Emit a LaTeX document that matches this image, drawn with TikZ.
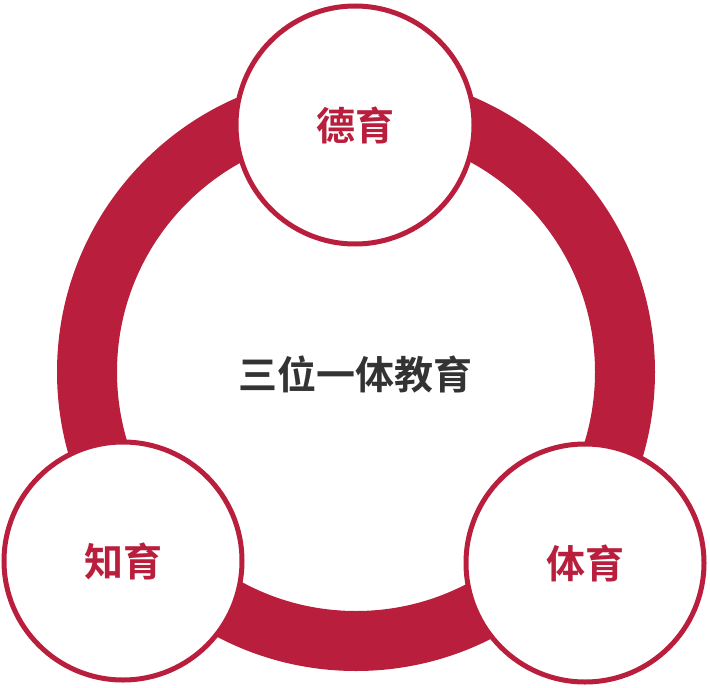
\documentclass[tikz,border=0pt]{standalone}
\usepackage{fontspec}
\usepackage{xcolor}
\usepackage{tikz}
\newfontfamily\cjk{Noto Sans CJK SC}[BoldFont={Noto Sans CJK SC Bold}]
\definecolor{ringred}{HTML}{B91F3C}
\definecolor{textgray}{HTML}{333333}

\begin{document}
\begin{tikzpicture}[x=1pt,y=-1pt,
  part/.style={circle, draw=ringred, line width=5pt, fill=white,
    minimum size=238pt, inner sep=0pt, text=ringred,
    font=\cjk\bfseries\fontsize{39}{43}\selectfont}]
  \useasboundingbox (0,0) rectangle (710,688);
  % Ring
  \draw[ringred, line width=60pt] (356,372) circle (269);
  % Centre text
  \node[text=textgray, font=\cjk\bfseries\fontsize{39}{43}\selectfont] (whole) at (355,374) {三位一体教育};
  % Three parts
  \node[part] (moral) at (355,125) {德育};
  \node[part] (intel) at (123,561) {知育};
  \node[part] (body) at (585,563) {体育};
\end{tikzpicture}
\end{document}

#### DIRECTIONS FOR THIS TASK:
Reproduce the material above verbatim; omit every picture.

#### FINAL RESULT:
Emit a LaTeX document that matches this image, drawn with TikZ.
\documentclass[tikz,border=0pt]{standalone}
\usepackage{fontspec}
\usepackage{xcolor}
\usepackage{tikz}
\newfontfamily\cjk{Noto Sans CJK SC}[BoldFont={Noto Sans CJK SC Bold}]
\definecolor{ringred}{HTML}{B91F3C}
\definecolor{textgray}{HTML}{333333}

\begin{document}
\begin{tikzpicture}[x=1pt,y=-1pt,
  part/.style={circle, draw=ringred, line width=5pt, fill=white,
    minimum size=238pt, inner sep=0pt, text=ringred,
    font=\cjk\bfseries\fontsize{39}{43}\selectfont}]
  \useasboundingbox (0,0) rectangle (710,688);
  % Ring
  \draw[ringred, line width=60pt] (356,372) circle (269);
  % Centre text
  \node[text=textgray, font=\cjk\bfseries\fontsize{39}{43}\selectfont] (whole) at (355,374) {三位一体教育};
  % Three parts
  \node[part] (moral) at (355,125) {德育};
  \node[part] (intel) at (123,561) {知育};
  \node[part] (body) at (585,563) {体育};
\end{tikzpicture}
\end{document}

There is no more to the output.